__Request__.
Transcribe the whole listing below without changing a word, but leave out every image.

__Data excerpt__.
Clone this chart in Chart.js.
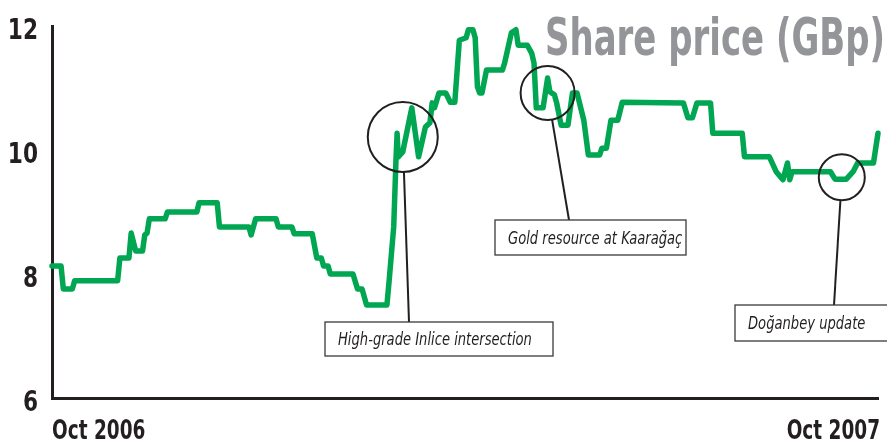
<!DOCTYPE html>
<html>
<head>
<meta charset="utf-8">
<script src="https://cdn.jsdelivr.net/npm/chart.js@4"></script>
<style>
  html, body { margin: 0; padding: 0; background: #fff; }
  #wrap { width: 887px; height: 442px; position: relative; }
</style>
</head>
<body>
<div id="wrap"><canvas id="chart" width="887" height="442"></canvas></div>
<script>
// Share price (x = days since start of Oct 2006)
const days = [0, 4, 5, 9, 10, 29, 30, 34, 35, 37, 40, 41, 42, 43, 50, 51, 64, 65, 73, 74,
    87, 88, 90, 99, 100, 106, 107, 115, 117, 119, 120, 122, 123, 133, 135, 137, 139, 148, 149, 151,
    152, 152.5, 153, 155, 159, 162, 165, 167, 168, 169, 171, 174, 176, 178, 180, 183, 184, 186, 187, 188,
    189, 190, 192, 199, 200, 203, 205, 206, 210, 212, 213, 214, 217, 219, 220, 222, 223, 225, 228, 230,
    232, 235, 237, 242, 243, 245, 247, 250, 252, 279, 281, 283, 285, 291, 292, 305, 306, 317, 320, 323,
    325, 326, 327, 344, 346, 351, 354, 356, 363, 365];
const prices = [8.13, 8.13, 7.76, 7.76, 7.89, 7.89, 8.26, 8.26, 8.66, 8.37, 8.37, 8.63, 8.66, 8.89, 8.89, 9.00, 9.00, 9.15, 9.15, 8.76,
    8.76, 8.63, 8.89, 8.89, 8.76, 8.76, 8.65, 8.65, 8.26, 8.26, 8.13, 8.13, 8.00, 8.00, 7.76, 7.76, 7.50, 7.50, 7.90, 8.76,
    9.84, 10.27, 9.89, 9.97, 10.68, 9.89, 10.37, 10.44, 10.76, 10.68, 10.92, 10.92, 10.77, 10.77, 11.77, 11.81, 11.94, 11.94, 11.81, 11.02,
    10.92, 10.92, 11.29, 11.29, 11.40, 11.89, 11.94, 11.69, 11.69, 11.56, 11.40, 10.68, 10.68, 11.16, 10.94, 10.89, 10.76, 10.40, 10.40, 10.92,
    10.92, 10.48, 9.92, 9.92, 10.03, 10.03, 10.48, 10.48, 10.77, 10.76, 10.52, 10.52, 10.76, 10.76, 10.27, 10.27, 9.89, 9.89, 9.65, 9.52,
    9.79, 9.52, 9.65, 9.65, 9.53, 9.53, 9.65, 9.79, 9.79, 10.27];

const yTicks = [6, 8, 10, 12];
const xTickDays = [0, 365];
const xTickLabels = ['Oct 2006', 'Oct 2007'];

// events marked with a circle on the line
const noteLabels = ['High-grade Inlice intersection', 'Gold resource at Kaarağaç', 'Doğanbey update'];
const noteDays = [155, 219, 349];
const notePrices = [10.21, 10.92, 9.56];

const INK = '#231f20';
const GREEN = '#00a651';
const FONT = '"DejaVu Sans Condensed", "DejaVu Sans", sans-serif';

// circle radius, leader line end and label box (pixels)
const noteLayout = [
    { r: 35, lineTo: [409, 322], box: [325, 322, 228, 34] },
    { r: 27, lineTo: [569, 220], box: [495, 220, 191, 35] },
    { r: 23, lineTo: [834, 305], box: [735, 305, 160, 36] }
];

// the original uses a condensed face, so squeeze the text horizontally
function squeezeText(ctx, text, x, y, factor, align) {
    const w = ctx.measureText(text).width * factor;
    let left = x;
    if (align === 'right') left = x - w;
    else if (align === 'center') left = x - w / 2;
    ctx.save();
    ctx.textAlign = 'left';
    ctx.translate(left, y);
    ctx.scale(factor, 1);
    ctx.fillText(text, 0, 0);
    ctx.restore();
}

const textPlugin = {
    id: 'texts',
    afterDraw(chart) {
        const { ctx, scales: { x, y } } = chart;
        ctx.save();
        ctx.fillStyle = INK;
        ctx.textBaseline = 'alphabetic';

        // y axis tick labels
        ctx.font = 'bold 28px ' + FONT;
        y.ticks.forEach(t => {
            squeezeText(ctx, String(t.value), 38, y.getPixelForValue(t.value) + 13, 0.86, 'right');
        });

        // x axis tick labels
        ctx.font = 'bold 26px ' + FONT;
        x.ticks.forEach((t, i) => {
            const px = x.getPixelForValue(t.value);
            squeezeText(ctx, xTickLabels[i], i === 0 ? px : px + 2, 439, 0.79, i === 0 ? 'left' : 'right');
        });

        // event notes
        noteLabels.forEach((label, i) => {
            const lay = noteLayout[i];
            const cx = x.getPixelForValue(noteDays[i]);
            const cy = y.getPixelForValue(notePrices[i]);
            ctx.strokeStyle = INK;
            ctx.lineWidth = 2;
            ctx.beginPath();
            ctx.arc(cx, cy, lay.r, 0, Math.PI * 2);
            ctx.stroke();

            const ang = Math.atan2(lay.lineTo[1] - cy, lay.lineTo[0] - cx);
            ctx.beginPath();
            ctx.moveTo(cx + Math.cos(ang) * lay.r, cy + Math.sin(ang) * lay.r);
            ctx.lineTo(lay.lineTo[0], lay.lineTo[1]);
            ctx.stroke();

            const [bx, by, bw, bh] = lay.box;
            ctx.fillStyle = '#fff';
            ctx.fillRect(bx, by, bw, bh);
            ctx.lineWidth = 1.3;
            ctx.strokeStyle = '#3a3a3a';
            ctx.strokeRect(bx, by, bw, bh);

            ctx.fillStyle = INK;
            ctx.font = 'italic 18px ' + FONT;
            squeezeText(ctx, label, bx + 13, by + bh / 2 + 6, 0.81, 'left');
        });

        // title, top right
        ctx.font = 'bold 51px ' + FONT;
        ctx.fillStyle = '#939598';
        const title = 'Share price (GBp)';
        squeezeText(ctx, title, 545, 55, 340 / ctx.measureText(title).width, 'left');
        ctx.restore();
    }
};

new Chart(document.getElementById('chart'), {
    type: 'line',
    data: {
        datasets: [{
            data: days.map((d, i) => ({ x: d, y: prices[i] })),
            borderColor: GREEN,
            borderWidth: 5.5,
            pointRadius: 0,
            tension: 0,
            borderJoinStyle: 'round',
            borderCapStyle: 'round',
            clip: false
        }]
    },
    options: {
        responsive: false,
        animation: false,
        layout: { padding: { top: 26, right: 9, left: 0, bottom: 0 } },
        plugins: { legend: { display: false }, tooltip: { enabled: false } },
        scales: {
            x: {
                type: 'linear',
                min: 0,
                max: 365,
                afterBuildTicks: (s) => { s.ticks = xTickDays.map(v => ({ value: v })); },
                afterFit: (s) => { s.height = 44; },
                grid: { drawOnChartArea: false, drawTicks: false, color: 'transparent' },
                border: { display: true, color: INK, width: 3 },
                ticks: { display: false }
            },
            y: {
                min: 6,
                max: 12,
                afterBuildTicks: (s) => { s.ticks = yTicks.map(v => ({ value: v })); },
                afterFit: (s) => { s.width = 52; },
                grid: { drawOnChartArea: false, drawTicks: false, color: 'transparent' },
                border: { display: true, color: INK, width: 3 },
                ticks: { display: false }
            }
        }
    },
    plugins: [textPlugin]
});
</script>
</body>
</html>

__The response__.
Clone this chart in Chart.js.
<!DOCTYPE html>
<html>
<head>
<meta charset="utf-8">
<script src="https://cdn.jsdelivr.net/npm/chart.js@4"></script>
<style>
  html, body { margin: 0; padding: 0; background: #fff; }
  #wrap { width: 887px; height: 442px; position: relative; }
</style>
</head>
<body>
<div id="wrap"><canvas id="chart" width="887" height="442"></canvas></div>
<script>
// Share price (x = days since start of Oct 2006)
const days = [0, 4, 5, 9, 10, 29, 30, 34, 35, 37, 40, 41, 42, 43, 50, 51, 64, 65, 73, 74,
    87, 88, 90, 99, 100, 106, 107, 115, 117, 119, 120, 122, 123, 133, 135, 137, 139, 148, 149, 151,
    152, 152.5, 153, 155, 159, 162, 165, 167, 168, 169, 171, 174, 176, 178, 180, 183, 184, 186, 187, 188,
    189, 190, 192, 199, 200, 203, 205, 206, 210, 212, 213, 214, 217, 219, 220, 222, 223, 225, 228, 230,
    232, 235, 237, 242, 243, 245, 247, 250, 252, 279, 281, 283, 285, 291, 292, 305, 306, 317, 320, 323,
    325, 326, 327, 344, 346, 351, 354, 356, 363, 365];
const prices = [8.13, 8.13, 7.76, 7.76, 7.89, 7.89, 8.26, 8.26, 8.66, 8.37, 8.37, 8.63, 8.66, 8.89, 8.89, 9.00, 9.00, 9.15, 9.15, 8.76,
    8.76, 8.63, 8.89, 8.89, 8.76, 8.76, 8.65, 8.65, 8.26, 8.26, 8.13, 8.13, 8.00, 8.00, 7.76, 7.76, 7.50, 7.50, 7.90, 8.76,
    9.84, 10.27, 9.89, 9.97, 10.68, 9.89, 10.37, 10.44, 10.76, 10.68, 10.92, 10.92, 10.77, 10.77, 11.77, 11.81, 11.94, 11.94, 11.81, 11.02,
    10.92, 10.92, 11.29, 11.29, 11.40, 11.89, 11.94, 11.69, 11.69, 11.56, 11.40, 10.68, 10.68, 11.16, 10.94, 10.89, 10.76, 10.40, 10.40, 10.92,
    10.92, 10.48, 9.92, 9.92, 10.03, 10.03, 10.48, 10.48, 10.77, 10.76, 10.52, 10.52, 10.76, 10.76, 10.27, 10.27, 9.89, 9.89, 9.65, 9.52,
    9.79, 9.52, 9.65, 9.65, 9.53, 9.53, 9.65, 9.79, 9.79, 10.27];

const yTicks = [6, 8, 10, 12];
const xTickDays = [0, 365];
const xTickLabels = ['Oct 2006', 'Oct 2007'];

// events marked with a circle on the line
const noteLabels = ['High-grade Inlice intersection', 'Gold resource at Kaarağaç', 'Doğanbey update'];
const noteDays = [155, 219, 349];
const notePrices = [10.21, 10.92, 9.56];

const INK = '#231f20';
const GREEN = '#00a651';
const FONT = '"DejaVu Sans Condensed", "DejaVu Sans", sans-serif';

// circle radius, leader line end and label box (pixels)
const noteLayout = [
    { r: 35, lineTo: [409, 322], box: [325, 322, 228, 34] },
    { r: 27, lineTo: [569, 220], box: [495, 220, 191, 35] },
    { r: 23, lineTo: [834, 305], box: [735, 305, 160, 36] }
];

// the original uses a condensed face, so squeeze the text horizontally
function squeezeText(ctx, text, x, y, factor, align) {
    const w = ctx.measureText(text).width * factor;
    let left = x;
    if (align === 'right') left = x - w;
    else if (align === 'center') left = x - w / 2;
    ctx.save();
    ctx.textAlign = 'left';
    ctx.translate(left, y);
    ctx.scale(factor, 1);
    ctx.fillText(text, 0, 0);
    ctx.restore();
}

const textPlugin = {
    id: 'texts',
    afterDraw(chart) {
        const { ctx, scales: { x, y } } = chart;
        ctx.save();
        ctx.fillStyle = INK;
        ctx.textBaseline = 'alphabetic';

        // y axis tick labels
        ctx.font = 'bold 28px ' + FONT;
        y.ticks.forEach(t => {
            squeezeText(ctx, String(t.value), 38, y.getPixelForValue(t.value) + 13, 0.86, 'right');
        });

        // x axis tick labels
        ctx.font = 'bold 26px ' + FONT;
        x.ticks.forEach((t, i) => {
            const px = x.getPixelForValue(t.value);
            squeezeText(ctx, xTickLabels[i], i === 0 ? px : px + 2, 439, 0.79, i === 0 ? 'left' : 'right');
        });

        // event notes
        noteLabels.forEach((label, i) => {
            const lay = noteLayout[i];
            const cx = x.getPixelForValue(noteDays[i]);
            const cy = y.getPixelForValue(notePrices[i]);
            ctx.strokeStyle = INK;
            ctx.lineWidth = 2;
            ctx.beginPath();
            ctx.arc(cx, cy, lay.r, 0, Math.PI * 2);
            ctx.stroke();

            const ang = Math.atan2(lay.lineTo[1] - cy, lay.lineTo[0] - cx);
            ctx.beginPath();
            ctx.moveTo(cx + Math.cos(ang) * lay.r, cy + Math.sin(ang) * lay.r);
            ctx.lineTo(lay.lineTo[0], lay.lineTo[1]);
            ctx.stroke();

            const [bx, by, bw, bh] = lay.box;
            ctx.fillStyle = '#fff';
            ctx.fillRect(bx, by, bw, bh);
            ctx.lineWidth = 1.3;
            ctx.strokeStyle = '#3a3a3a';
            ctx.strokeRect(bx, by, bw, bh);

            ctx.fillStyle = INK;
            ctx.font = 'italic 18px ' + FONT;
            squeezeText(ctx, label, bx + 13, by + bh / 2 + 6, 0.81, 'left');
        });

        // title, top right
        ctx.font = 'bold 51px ' + FONT;
        ctx.fillStyle = '#939598';
        const title = 'Share price (GBp)';
        squeezeText(ctx, title, 545, 55, 340 / ctx.measureText(title).width, 'left');
        ctx.restore();
    }
};

new Chart(document.getElementById('chart'), {
    type: 'line',
    data: {
        datasets: [{
            data: days.map((d, i) => ({ x: d, y: prices[i] })),
            borderColor: GREEN,
            borderWidth: 5.5,
            pointRadius: 0,
            tension: 0,
            borderJoinStyle: 'round',
            borderCapStyle: 'round',
            clip: false
        }]
    },
    options: {
        responsive: false,
        animation: false,
        layout: { padding: { top: 26, right: 9, left: 0, bottom: 0 } },
        plugins: { legend: { display: false }, tooltip: { enabled: false } },
        scales: {
            x: {
                type: 'linear',
                min: 0,
                max: 365,
                afterBuildTicks: (s) => { s.ticks = xTickDays.map(v => ({ value: v })); },
                afterFit: (s) => { s.height = 44; },
                grid: { drawOnChartArea: false, drawTicks: false, color: 'transparent' },
                border: { display: true, color: INK, width: 3 },
                ticks: { display: false }
            },
            y: {
                min: 6,
                max: 12,
                afterBuildTicks: (s) => { s.ticks = yTicks.map(v => ({ value: v })); },
                afterFit: (s) => { s.width = 52; },
                grid: { drawOnChartArea: false, drawTicks: false, color: 'transparent' },
                border: { display: true, color: INK, width: 3 },
                ticks: { display: false }
            }
        }
    },
    plugins: [textPlugin]
});
</script>
</body>
</html>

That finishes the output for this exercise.